◆ Stated exercise:
Give back the full listing verbatim, apart from its images.

◆ Data block:

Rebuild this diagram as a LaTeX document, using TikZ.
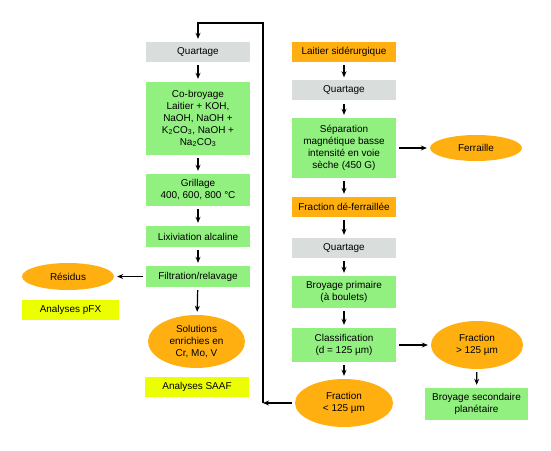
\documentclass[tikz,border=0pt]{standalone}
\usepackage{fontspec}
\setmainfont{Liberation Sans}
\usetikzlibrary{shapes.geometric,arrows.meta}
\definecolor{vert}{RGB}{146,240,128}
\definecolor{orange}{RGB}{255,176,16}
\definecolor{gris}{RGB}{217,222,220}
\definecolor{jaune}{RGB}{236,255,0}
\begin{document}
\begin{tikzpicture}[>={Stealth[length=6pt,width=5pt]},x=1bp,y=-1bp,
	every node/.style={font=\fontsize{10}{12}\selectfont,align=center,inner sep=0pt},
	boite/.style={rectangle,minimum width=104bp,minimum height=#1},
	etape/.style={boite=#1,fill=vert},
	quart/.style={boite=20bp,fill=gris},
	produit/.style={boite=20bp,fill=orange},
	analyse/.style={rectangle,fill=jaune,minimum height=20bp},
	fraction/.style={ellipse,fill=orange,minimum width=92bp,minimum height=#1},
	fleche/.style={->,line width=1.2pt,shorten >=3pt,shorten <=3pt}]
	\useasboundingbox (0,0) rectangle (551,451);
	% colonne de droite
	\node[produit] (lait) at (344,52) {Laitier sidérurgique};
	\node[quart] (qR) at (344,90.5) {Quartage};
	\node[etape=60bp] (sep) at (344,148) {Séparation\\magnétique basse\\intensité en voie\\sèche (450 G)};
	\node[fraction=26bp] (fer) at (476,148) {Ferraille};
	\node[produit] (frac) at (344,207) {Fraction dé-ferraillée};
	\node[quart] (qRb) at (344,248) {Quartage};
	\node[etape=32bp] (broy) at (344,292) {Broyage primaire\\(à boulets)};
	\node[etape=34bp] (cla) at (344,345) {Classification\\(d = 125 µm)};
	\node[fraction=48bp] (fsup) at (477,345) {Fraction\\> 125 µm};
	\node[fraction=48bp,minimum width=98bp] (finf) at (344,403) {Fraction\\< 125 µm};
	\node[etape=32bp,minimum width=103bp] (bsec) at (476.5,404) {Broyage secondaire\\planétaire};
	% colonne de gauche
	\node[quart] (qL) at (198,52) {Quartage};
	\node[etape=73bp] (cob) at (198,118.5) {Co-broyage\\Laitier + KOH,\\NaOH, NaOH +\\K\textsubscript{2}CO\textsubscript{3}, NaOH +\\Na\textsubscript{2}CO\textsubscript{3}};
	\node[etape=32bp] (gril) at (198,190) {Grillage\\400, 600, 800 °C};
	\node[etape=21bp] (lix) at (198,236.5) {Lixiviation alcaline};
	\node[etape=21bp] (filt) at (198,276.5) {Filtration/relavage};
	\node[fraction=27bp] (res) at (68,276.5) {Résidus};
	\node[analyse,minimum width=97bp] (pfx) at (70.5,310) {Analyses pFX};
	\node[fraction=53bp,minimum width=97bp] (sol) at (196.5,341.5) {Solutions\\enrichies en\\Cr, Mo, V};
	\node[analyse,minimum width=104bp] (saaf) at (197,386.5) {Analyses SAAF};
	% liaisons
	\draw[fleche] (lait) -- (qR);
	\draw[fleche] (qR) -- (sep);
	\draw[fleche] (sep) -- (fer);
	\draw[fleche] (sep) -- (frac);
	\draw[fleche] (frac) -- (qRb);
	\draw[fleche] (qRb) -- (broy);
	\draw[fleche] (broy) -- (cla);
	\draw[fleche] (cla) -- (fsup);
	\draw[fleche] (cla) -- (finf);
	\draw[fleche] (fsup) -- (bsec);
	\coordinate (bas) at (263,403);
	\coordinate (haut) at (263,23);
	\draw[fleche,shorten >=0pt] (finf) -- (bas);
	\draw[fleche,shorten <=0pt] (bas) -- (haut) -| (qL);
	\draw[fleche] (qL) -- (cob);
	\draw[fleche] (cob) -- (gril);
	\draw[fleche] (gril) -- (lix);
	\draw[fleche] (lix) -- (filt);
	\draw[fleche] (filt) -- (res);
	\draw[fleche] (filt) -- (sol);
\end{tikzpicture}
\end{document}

◆ Reply:
Rebuild this diagram as a LaTeX document, using TikZ.
\documentclass[tikz,border=0pt]{standalone}
\usepackage{fontspec}
\setmainfont{Liberation Sans}
\usetikzlibrary{shapes.geometric,arrows.meta}
\definecolor{vert}{RGB}{146,240,128}
\definecolor{orange}{RGB}{255,176,16}
\definecolor{gris}{RGB}{217,222,220}
\definecolor{jaune}{RGB}{236,255,0}
\begin{document}
\begin{tikzpicture}[>={Stealth[length=6pt,width=5pt]},x=1bp,y=-1bp,
	every node/.style={font=\fontsize{10}{12}\selectfont,align=center,inner sep=0pt},
	boite/.style={rectangle,minimum width=104bp,minimum height=#1},
	etape/.style={boite=#1,fill=vert},
	quart/.style={boite=20bp,fill=gris},
	produit/.style={boite=20bp,fill=orange},
	analyse/.style={rectangle,fill=jaune,minimum height=20bp},
	fraction/.style={ellipse,fill=orange,minimum width=92bp,minimum height=#1},
	fleche/.style={->,line width=1.2pt,shorten >=3pt,shorten <=3pt}]
	\useasboundingbox (0,0) rectangle (551,451);
	% colonne de droite
	\node[produit] (lait) at (344,52) {Laitier sidérurgique};
	\node[quart] (qR) at (344,90.5) {Quartage};
	\node[etape=60bp] (sep) at (344,148) {Séparation\\magnétique basse\\intensité en voie\\sèche (450 G)};
	\node[fraction=26bp] (fer) at (476,148) {Ferraille};
	\node[produit] (frac) at (344,207) {Fraction dé-ferraillée};
	\node[quart] (qRb) at (344,248) {Quartage};
	\node[etape=32bp] (broy) at (344,292) {Broyage primaire\\(à boulets)};
	\node[etape=34bp] (cla) at (344,345) {Classification\\(d = 125 µm)};
	\node[fraction=48bp] (fsup) at (477,345) {Fraction\\> 125 µm};
	\node[fraction=48bp,minimum width=98bp] (finf) at (344,403) {Fraction\\< 125 µm};
	\node[etape=32bp,minimum width=103bp] (bsec) at (476.5,404) {Broyage secondaire\\planétaire};
	% colonne de gauche
	\node[quart] (qL) at (198,52) {Quartage};
	\node[etape=73bp] (cob) at (198,118.5) {Co-broyage\\Laitier + KOH,\\NaOH, NaOH +\\K\textsubscript{2}CO\textsubscript{3}, NaOH +\\Na\textsubscript{2}CO\textsubscript{3}};
	\node[etape=32bp] (gril) at (198,190) {Grillage\\400, 600, 800 °C};
	\node[etape=21bp] (lix) at (198,236.5) {Lixiviation alcaline};
	\node[etape=21bp] (filt) at (198,276.5) {Filtration/relavage};
	\node[fraction=27bp] (res) at (68,276.5) {Résidus};
	\node[analyse,minimum width=97bp] (pfx) at (70.5,310) {Analyses pFX};
	\node[fraction=53bp,minimum width=97bp] (sol) at (196.5,341.5) {Solutions\\enrichies en\\Cr, Mo, V};
	\node[analyse,minimum width=104bp] (saaf) at (197,386.5) {Analyses SAAF};
	% liaisons
	\draw[fleche] (lait) -- (qR);
	\draw[fleche] (qR) -- (sep);
	\draw[fleche] (sep) -- (fer);
	\draw[fleche] (sep) -- (frac);
	\draw[fleche] (frac) -- (qRb);
	\draw[fleche] (qRb) -- (broy);
	\draw[fleche] (broy) -- (cla);
	\draw[fleche] (cla) -- (fsup);
	\draw[fleche] (cla) -- (finf);
	\draw[fleche] (fsup) -- (bsec);
	\coordinate (bas) at (263,403);
	\coordinate (haut) at (263,23);
	\draw[fleche,shorten >=0pt] (finf) -- (bas);
	\draw[fleche,shorten <=0pt] (bas) -- (haut) -| (qL);
	\draw[fleche] (qL) -- (cob);
	\draw[fleche] (cob) -- (gril);
	\draw[fleche] (gril) -- (lix);
	\draw[fleche] (lix) -- (filt);
	\draw[fleche] (filt) -- (res);
	\draw[fleche] (filt) -- (sol);
\end{tikzpicture}
\end{document}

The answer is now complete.